(AIM OF THE TASK): Skip all pictures, then copy the lines from the start of the data through the line with "import pandas as pd", keeping both ends.

===== AVAILABLE DATA

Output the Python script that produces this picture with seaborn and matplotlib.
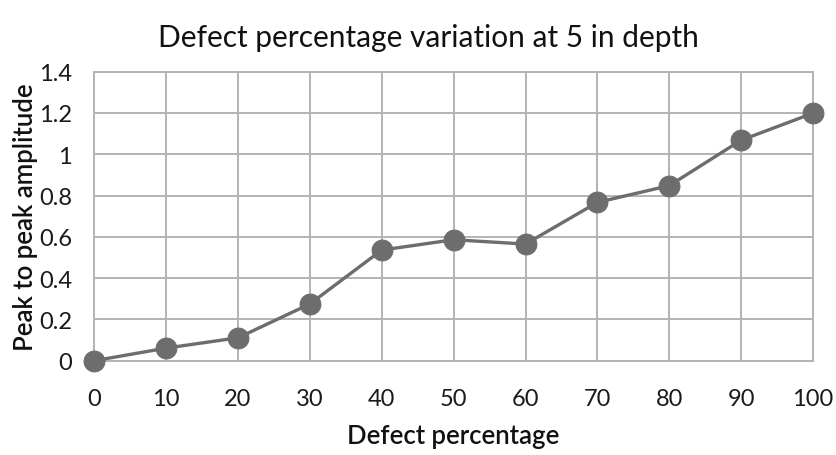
import matplotlib
matplotlib.use("Agg")
import matplotlib.pyplot as plt
import seaborn as sns
import pandas as pd

defect_pct = [0, 10, 20, 30, 40, 50, 60, 70, 80, 90, 100]
amplitude = [0.0, 0.061, 0.111, 0.275, 0.536, 0.586, 0.565, 0.767, 0.848, 1.068, 1.199]
y_ticks = [0, 0.2, 0.4, 0.6, 0.8, 1.0, 1.2, 1.4]
y_tick_labels = ["0", "0.2", "0.4", "0.6", "0.8", "1", "1.2", "1.4"]

sns.set_style("white")
plt.rcParams["font.family"] = ["Lato", "DejaVu Sans"]

df = pd.DataFrame({"Defect percentage": defect_pct, "Peak to peak amplitude": amplitude})

fig = plt.figure(figsize=(8.37, 4.56), dpi=100)
ax = fig.add_axes([0.1127, 0.2068, 0.9713 - 0.1127, 0.8406 - 0.2068])

sns.lineplot(data=df, x="Defect percentage", y="Peak to peak amplitude", ax=ax,
             color="#6d6d6d", linewidth=2.4, marker="o", markersize=15,
             markeredgecolor="#6d6d6d", clip_on=False, zorder=5)

ax.set_xlim(0, 100)
ax.set_ylim(0, 1.4)
ax.set_xticks(defect_pct)
ax.set_yticks(y_ticks)
ax.set_yticklabels(y_tick_labels)
ax.grid(True, color="#b3b3b3", linewidth=1.4)
for s in ax.spines.values():
    s.set_color("#b3b3b3")
    s.set_linewidth(1.4)
ax.tick_params(axis="both", length=0, labelsize=17, colors="#1a1a1a")
ax.tick_params(axis="x", pad=20)
ax.tick_params(axis="y", pad=16)
ax.set_xlabel("Defect percentage", fontsize=18.5, fontweight="semibold", labelpad=10, color="#111111")
ax.set_ylabel("Peak to peak amplitude", fontsize=18.5, fontweight="semibold", labelpad=1, color="#111111")
fig.text(0.512, 0.897, "Defect percentage variation at 5 in depth", fontsize=21.5,
         ha="center", va="baseline", color="#111111")

fig.savefig("out.png", dpi=100)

==========

(SOLUTION BELOW):
Output the Python script that produces this picture with seaborn and matplotlib.
import matplotlib
matplotlib.use("Agg")
import matplotlib.pyplot as plt
import seaborn as sns
import pandas as pd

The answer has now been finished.